Hostiles
By modern standards, the serious Western is a rarity. The old Westerns of the 50s and before are wrapped in fantasy, Leone made them stylish, and Corbucci liked to tell jokes and tear limbs off. But with Hostiles, writer-director Scott Cooper has taken on the challenge of a “serious” Western.
It’s 1892, soon after the Apache Wars between White “Americans” and Native Americans. Captain Joseph Blocker (Christian Bale) is assigned the task of escorting Chief Yellow Hawk (Wes Studi) and his family to their homeland in the Valley of the Bears in Montana.
The first ten minutes sets off warning bells: a group of Comanches murdering and mutilating a peaceful white family, leaving the mother, Rosalee Quaid (Rosamund Pike), with the brutal deaths of her husband and children. We wonder whether Scott Cooper is adopting a pro-colonial mentality, but as the film continues we come to realise that everyone has blood on their hands. There is brutality throughout, but it’s never funny or overused. Movie-blood is often darker depending on the solemnity of the picture – in Hostiles, the blood is pitch-black.
The feature carries a political motive: the deep American guilt (or lack thereof) of their violent colonial history. Even after hundreds of years that painful tension is still there. Although this is integral, the film is more of an existential road-trip with traumatised soldiers from both sides, as well as Rosalee Quaid, all trying to live through the horrors they’ve endured. Each scene has its own special weight between the characters, and the bleak and beautiful cinematography from Masanobu Takayanagi captures its dark, natural tone.
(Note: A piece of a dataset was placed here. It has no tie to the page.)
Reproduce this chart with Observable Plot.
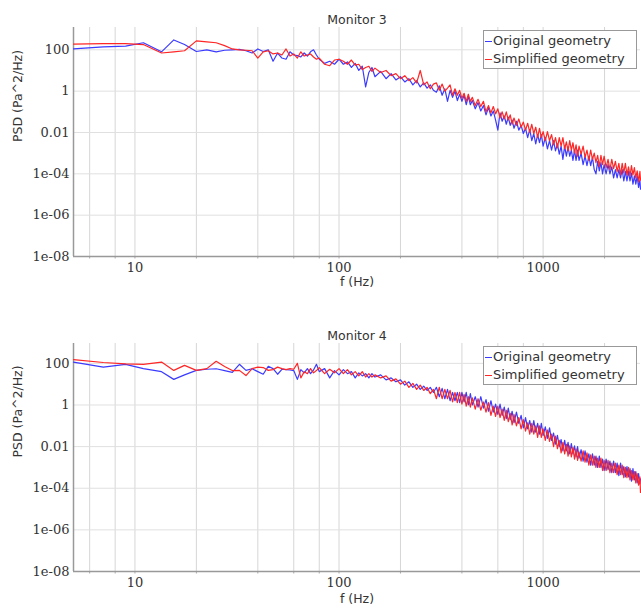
<!DOCTYPE html>
<html>
<head>
<meta charset="utf-8">
<script src="https://cdn.jsdelivr.net/npm/d3@7"></script>
<script src="https://cdn.jsdelivr.net/npm/@observablehq/plot@0.6"></script>
<style>
  html, body { margin: 0; padding: 0; background: #fff; }
  #root { position: relative; width: 641px; height: 610px; }
  #root svg { display: block; }
  .legend { position: absolute; left: 483px; width: 154px; height: 39px; border: 1.5px solid #999; background: #fff;
    font-family: "DejaVu Sans", sans-serif; font-size: 13px; color: #333; box-sizing: border-box; }
  .legend .row { position: absolute; left: 1px; height: 18px; line-height: 18px; white-space: nowrap; }
  .legend .sw { display: inline-block; width: 7px; height: 0; border-top: 1.5px solid; vertical-align: middle; margin-right: 1px; }
</style>
</head>
<body>
<div id="root"></div>
<script>
// Frequencies (Hz), shared by all series
const freq = [5, 7, 9, 11, 13.5, 15.5, 17.5, 20, 22.5, 25, 27.5, 30, 32.5, 35, 37.5, 40, 42.5, 45, 47.5, 50, 52.5, 55, 57.5, 60, 62.5, 65, 67.5, 70, 72.5, 75, 77.5, 80,
  85, 90, 95, 100, 105, 110, 115, 120, 125, 130, 135, 140, 145, 150,
  160, 170, 180, 190, 200, 210, 220, 230, 240, 250, 260, 270, 280, 290,
  300, 310, 320, 330, 340, 350, 360, 370, 380, 390, 400, 410, 420, 430, 440, 450,
  465, 480, 495, 510, 525, 540, 555, 570, 585, 600, 615, 630, 645, 660, 675, 690, 705,
  720, 740, 760, 780, 800, 820, 840, 860, 880, 900, 920, 940, 960, 980, 1000,
  1025, 1050, 1075, 1100, 1125, 1150, 1175, 1200, 1225, 1250, 1275, 1300, 1325, 1350, 1375, 1400, 1425, 1450, 1475, 1500,
  1535, 1570, 1605, 1640, 1675, 1710, 1745, 1780, 1815, 1850, 1885, 1920, 1955, 1990,
  2035, 2080, 2125, 2170, 2215, 2260, 2305, 2350, 2395, 2440, 2485, 2530, 2575, 2620, 2665, 2710, 2755, 2800, 2845, 2890, 2935, 2980,
  3000];

// Monitor 3 – PSD (Pa^2/Hz)
const orig3 = [110, 140, 150, 220, 80, 300, 180, 83, 100, 80, 95, 100, 105, 90, 70, 110, 83, 100, 28, 70, 40, 35, 80, 56, 52, 45, 70, 50, 80, 100, 56, 35,
  22, 28, 20, 35, 20, 26, 14, 22, 10, 16, 1.6, 8, 14, 5,
  9, 4, 7, 3.5, 5, 2.8, 4, 2, 3.2, 1.6, 2.5, 1.4, 2, 1.1,
  0.89, 1.8, 0.63, 1.3, 0.32, 1.1, 0.5, 1.0, 0.35, 0.71, 0.32, 0.63, 0.22, 0.56, 0.22, 0.35,
  0.14, 0.28, 0.11, 0.2, 0.071, 0.16, 0.063, 0.11, 0.04, 0.013, 0.089, 0.035, 0.063, 0.025, 0.056, 0.022, 0.04,
  0.016, 0.035, 0.013, 0.022, 8.9e-3, 0.016, 5.6e-3, 0.014, 4e-3, 8.9e-3, 2.8e-3, 7.9e-3, 3.2e-3, 7.9e-3, 2.2e-3,
  5.6e-3, 1.6e-3, 4e-3, 1.4e-3, 4e-3, 1.3e-3, 2.8e-3, 8.9e-4, 2.2e-3, 5e-4, 2.2e-3, 7.1e-4, 2e-3, 7.1e-4, 1.4e-3, 4.5e-4, 1.4e-3, 4.5e-4, 1.4e-3, 4.5e-4,
  1e-3, 2.8e-4, 7.1e-4, 2.5e-4, 7.1e-4, 2.5e-4, 6.3e-4, 1.6e-4, 1e-4, 4e-4, 1.4e-4, 3.5e-4, 1e-4, 2.8e-4,
  1e-4, 2.8e-4, 1e-4, 2.2e-4, 6.3e-5, 1.6e-4, 6.3e-5, 1.6e-4, 6.3e-5, 1.6e-4, 4.5e-5, 1.3e-4, 4.5e-5, 1.3e-4, 4.5e-5, 1.1e-4, 3.2e-5, 7.9e-5, 3.2e-5, 7.9e-5, 2.2e-5, 5e-5,
  1.8e-5];
const simp3 = [190, 200, 200, 180, 70, 80, 90, 270, 240, 220, 160, 110, 100, 95, 90, 40, 80, 90, 63, 70, 56, 110, 50, 63, 40, 80, 50, 56, 63, 45, 35, 40,
  20, 17, 32, 35, 28, 20, 32, 18, 20, 11, 14, 16, 9, 13,
  8, 10, 5.6, 7, 4, 5.6, 3.2, 4.5, 2.5, 10, 2, 2.8, 1.3, 2.2,
  2.5, 1.1, 2.2, 1.0, 1.4, 2.0, 0.63, 1.3, 0.63, 1.1, 0.45, 0.79, 0.32, 0.71, 0.32, 0.5,
  0.2, 0.4, 0.18, 0.32, 0.1, 0.2, 0.089, 0.18, 0.079, 0.14, 0.05, 0.1, 0.045, 0.1, 0.04, 0.071, 0.025,
  0.05, 0.022, 0.045, 0.018, 0.032, 0.013, 0.028, 0.01, 0.025, 8.9e-3, 0.018, 5.6e-3, 0.016, 5.6e-3, 0.011,
  4e-3, 0.011, 4e-3, 7.9e-3, 2.5e-3, 5.6e-3, 1.8e-3, 5.6e-3, 2.2e-3, 5.6e-3, 1.6e-3, 3.5e-3, 1.3e-3, 4e-3, 1.4e-3, 3.2e-3, 1e-3, 2.5e-3, 7.1e-4, 2.2e-3,
  8.9e-4, 2.2e-3, 6.3e-4, 1.4e-3, 4.5e-4, 1.4e-3, 5e-4, 1e-3, 3.5e-4, 7.9e-4, 2.2e-4, 7.9e-4, 2.8e-4, 7.1e-4,
  2e-4, 5e-4, 1.6e-4, 5e-4, 1.8e-4, 4e-4, 1.3e-4, 3.2e-4, 8.9e-5, 3.2e-4, 1.1e-4, 3.2e-4, 8.9e-5, 2.2e-4, 7.9e-5, 2.5e-4, 8.9e-5, 2e-4, 6.3e-5, 1.4e-4, 4e-5, 1.3e-4,
  5e-5];

// Monitor 4 – PSD (Pa^2/Hz)
const orig4 = [115, 66, 90, 56, 40, 17, 28, 46, 52, 55, 45, 37, 90, 46, 55, 40, 30, 72, 56, 30, 52, 50, 48, 45, 17, 50, 35, 56, 32, 48, 90, 40,
  56, 20, 45, 28, 50, 32, 40, 20, 35, 25, 32, 20, 32, 22,
  28, 16, 20, 13, 16, 9, 13, 7, 10, 5.6, 8, 5, 7, 4,
  7.1, 2.5, 6.3, 2.0, 5.6, 1.6, 4.0, 1.6, 4.0, 1.3, 4.0, 1.4, 4.0, 1.0, 3.5, 1.0,
  2.5, 0.79, 2.5, 0.71, 1.8, 0.5, 1.6, 0.45, 1.1, 0.35, 1.1, 0.32, 0.79, 0.22, 0.71, 0.2, 0.5,
  0.14, 0.45, 0.13, 0.32, 0.079, 0.25, 0.071, 0.18, 0.05, 0.18, 0.05, 0.13, 0.04, 0.13, 0.035,
  0.089, 0.025, 0.079, 0.02, 0.045, 0.013, 0.035, 0.01, 0.022, 6.3e-3, 0.02, 6.3e-3, 0.016, 4.5e-3, 0.014, 4.5e-3, 0.011, 3.2e-3, 0.01, 2.8e-3,
  7.1e-3, 2e-3, 6.3e-3, 1.8e-3, 4.5e-3, 1.3e-3, 4.5e-3, 1.3e-3, 3.5e-3, 1e-3, 3.5e-3, 1e-3, 2.5e-3, 7.1e-4,
  2.5e-3, 7.9e-4, 2e-3, 5.6e-4, 2e-3, 5.6e-4, 1.6e-3, 4e-4, 1.6e-3, 4.5e-4, 1.1e-3, 3.5e-4, 1.1e-3, 3.5e-4, 8.9e-4, 2.2e-4, 8.9e-4, 2.5e-4, 6.3e-4, 1.8e-4, 5e-4, 1.6e-4,
  2.8e-4];
const simp4 = [150, 110, 95, 89, 115, 46, 80, 46, 56, 125, 70, 45, 46, 26, 56, 66, 63, 46, 50, 66, 56, 50, 56, 52, 100, 20, 40, 32, 56, 35, 45, 63,
  32, 52, 35, 56, 32, 50, 28, 40, 25, 40, 22, 32, 22, 28,
  20, 25, 14, 18, 10, 14, 7, 11, 5.6, 9, 5, 7, 3.5, 5.6,
  2.0, 7.1, 2.0, 5.6, 2.0, 5.0, 1.4, 4.0, 1.3, 4.0, 1.1, 3.2, 0.89, 2.5, 0.79, 2.2,
  0.63, 2.0, 0.56, 1.4, 0.45, 1.3, 0.32, 0.89, 0.28, 0.89, 0.25, 0.63, 0.18, 0.56, 0.16, 0.4, 0.11,
  0.35, 0.1, 0.25, 0.071, 0.2, 0.056, 0.14, 0.04, 0.13, 0.04, 0.1, 0.028, 0.1, 0.028, 0.071,
  0.02, 0.063, 0.018, 0.04, 0.01, 0.032, 7.9e-3, 0.02, 5e-3, 0.016, 4.5e-3, 0.013, 3.5e-3, 0.011, 3.2e-3, 8.9e-3, 2.5e-3, 7.9e-3, 2.2e-3, 5.6e-3,
  2e-3, 6.3e-3, 1.8e-3, 5e-3, 1.3e-3, 4e-3, 1.3e-3, 3.5e-3, 1e-3, 2.8e-3, 1e-3, 2.8e-3, 7.1e-4, 2.2e-3,
  7.1e-4, 2.2e-3, 5.6e-4, 1.6e-3, 5.6e-4, 1.6e-3, 4.5e-4, 1.3e-3, 4.5e-4, 1.3e-3, 3.2e-4, 1e-3, 3.2e-4, 1e-3, 2.5e-4, 7.1e-4, 2.5e-4, 6.3e-4, 1.8e-4, 5e-4, 1.4e-4, 3.5e-4,
  6.3e-5];

const seriesNames = ["Original geometry", "Simplified geometry"];
const seriesColors = ["#3b3bff", "#ff2626"];
const panelTitles = ["Monitor 3", "Monitor 4"];
const xTicks = [6, 8, 10, 20, 40, 60, 80, 100, 200, 400, 600, 800, 1000, 2000];
const xTickLabels = [10, 100, 1000];
const yTicks = [1e-8, 1e-6, 1e-4, 1e-2, 1, 100];
const yTickLabels = ["1e-08", "1e-06", "1e-04", "0.01", "1", "100"];
const xDomain = [5, 3000];
const yTop = [1200, 900];

[orig3, simp3, orig4, simp4].forEach((s, i) => {
  if (s.length !== freq.length) document.body.insertAdjacentHTML("afterbegin", `<p>series ${i}: ${s.length} vs ${freq.length}</p>`);
});

function panel(title, orig, simp, top, opts) {
  const dOrig = freq.map((f, i) => ({f, v: orig[i]}));
  const dSimp = freq.map((f, i) => ({f, v: simp[i]}));
  return Plot.plot({
    width: 641,
    height: opts.height,
    marginTop: opts.marginTop,
    marginBottom: opts.marginBottom,
    marginLeft: 73,
    marginRight: 1,
    style: {fontFamily: "DejaVu Sans, sans-serif", fontSize: "12px", color: "#333", background: "#fff", overflow: "visible"},
    x: {type: "log", domain: xDomain},
    y: {type: "log", domain: [1e-8, top]},
    marks: [
      Plot.gridX(xTicks, {stroke: "#d6d6d6", strokeOpacity: 1, strokeWidth: 1}),
      Plot.gridY(yTicks, {stroke: "#e0e0e0", strokeOpacity: 1, strokeWidth: 1}),
      Plot.axisX(xTicks, {tickSize: 2.5, tickPadding: 4, stroke: "#aaa", fontFamily: "DejaVu Serif, serif", fontSize: 13, fill: "#333",
        tickFormat: d => xTickLabels.includes(d) ? String(d) : "", label: null}),
      Plot.axisY(yTicks, {tickSize: 0, tickPadding: 4, fontFamily: "DejaVu Serif, serif", fontSize: 13, fill: "#333",
        tickFormat: d => yTickLabels[yTicks.indexOf(d)], label: null}),
      Plot.ruleY([1e-8], {stroke: "#999", strokeWidth: 1.5}),
      Plot.ruleX([xDomain[0]], {stroke: "#999", strokeWidth: 1.5}),
      Plot.line(dOrig, {x: "f", y: "v", stroke: seriesColors[0], strokeWidth: 1.2}),
      Plot.line(dSimp, {x: "f", y: "v", stroke: seriesColors[1], strokeWidth: 1.2}),
      Plot.text([title], {frameAnchor: "top", dy: -12, fontSize: 12.5, fill: "#333"}),
      Plot.text(["f (Hz)"], {frameAnchor: "bottom", dy: opts.xLabelDy, fontSize: 12.5, fill: "#333"}),
      Plot.text(["PSD (Pa^2/Hz)"], {frameAnchor: "left", dx: -56, rotate: -90, fontSize: 12.5, fill: "#333"})
    ]
  });
}

const root = document.getElementById("root");
root.appendChild(panel(panelTitles[0], orig3, simp3, yTop[0], {height: 300, marginTop: 27, marginBottom: 44, xLabelDy: 29}));
root.appendChild(panel(panelTitles[1], orig4, simp4, yTop[1], {height: 310, marginTop: 43, marginBottom: 39, xLabelDy: 31}));

[30, 346].forEach(top => {
  const lg = document.createElement("div");
  lg.className = "legend";
  lg.style.top = top + "px";
  seriesNames.forEach((name, i) => {
    const row = document.createElement("div");
    row.className = "row";
    row.style.top = (i * 18 + 1) + "px";
    const sw = document.createElement("span");
    sw.className = "sw";
    sw.style.borderTopColor = seriesColors[i];
    row.appendChild(sw);
    row.appendChild(document.createTextNode(name));
    lg.appendChild(row);
  });
  root.appendChild(lg);
});
</script>
</body>
</html>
Christian Bale delivers a blunt performance as Captain Blocker, appearing like a modernised John Wayne – only far less heroic and much more empathetic. But all the acting praise has to be awarded to Rosamund Pike, who delivers a spirit-shattering portrayal of a mother in mourning. She creates a painful realism, traumatic for the audience to witness – knocking Claudia Cardinale’s character in Once Upon a Time in the West back into the realms of fantasy.
With war-torn characters worthy of Kubrick and sombre dialogue worthy of Kierkegaard (“I sometimes envy the finality of death – the certainty”), Cooper has created a black, revisionist Western that fractures the soul. This is the sort of Western that blessed the dark screens of 70s Hollywood – an abyss that deserves to be welcomed.
Euan Franklin
Hostiles is released nationwide on 5th January 2018.